The author acknowledges the lack of personal feelings in her narrative when
several potential publishers critique her manuscript, but the absence of
insights of famous Christian hermits or mystics is telling. One reviewer,
also a nun, unsparingly criticized the author's affection for her cat as a displaced
love of Christ, condemning the book to a shallow egoism.
The author is now Karen Fredette, married and editor of a newsletter for
hermits, Raven's Bread. One wonders how the transition from
near-hermit and nun to full-time "householder" would work as a sequel.
The charisma of this little book is the author's amiable assembly of events in her 100-day solitude within the themes of insightful koans and stories of Zen masers. The book is not a rote diary's succession of random thoughts or events but a reflection on a succession of realizations about self and reality, an anecdotal conversation with a person who has acquired a certain wisdom even as we watch.

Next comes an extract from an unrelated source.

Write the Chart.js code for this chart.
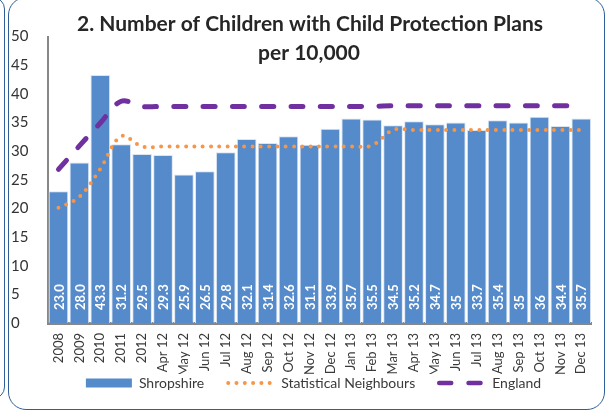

The details of what the deserted cabin was like, the kind and quantity of food, the sensations of winter and abiding solitude -- plus the routine of sitting, walking, bowing (a vigorous exercise), wood-chopping, all following the instructions of a Korean Zen master, are presented with modest and grace. There is nothing here to frustrate a non-Zen reader or anyone inexperienced with solitude. Dobisz was a novice herself, and so the experiment in solitude as enlightenment is clearly and warmly communicated. She writes:
By making my focus smaller and smaller, everything is getting bigger and bigger. ... There's a vast space around things in which anything is possible. A sense of rapture permeates even the smallest activities of the day. ... The true way is always right in front of you.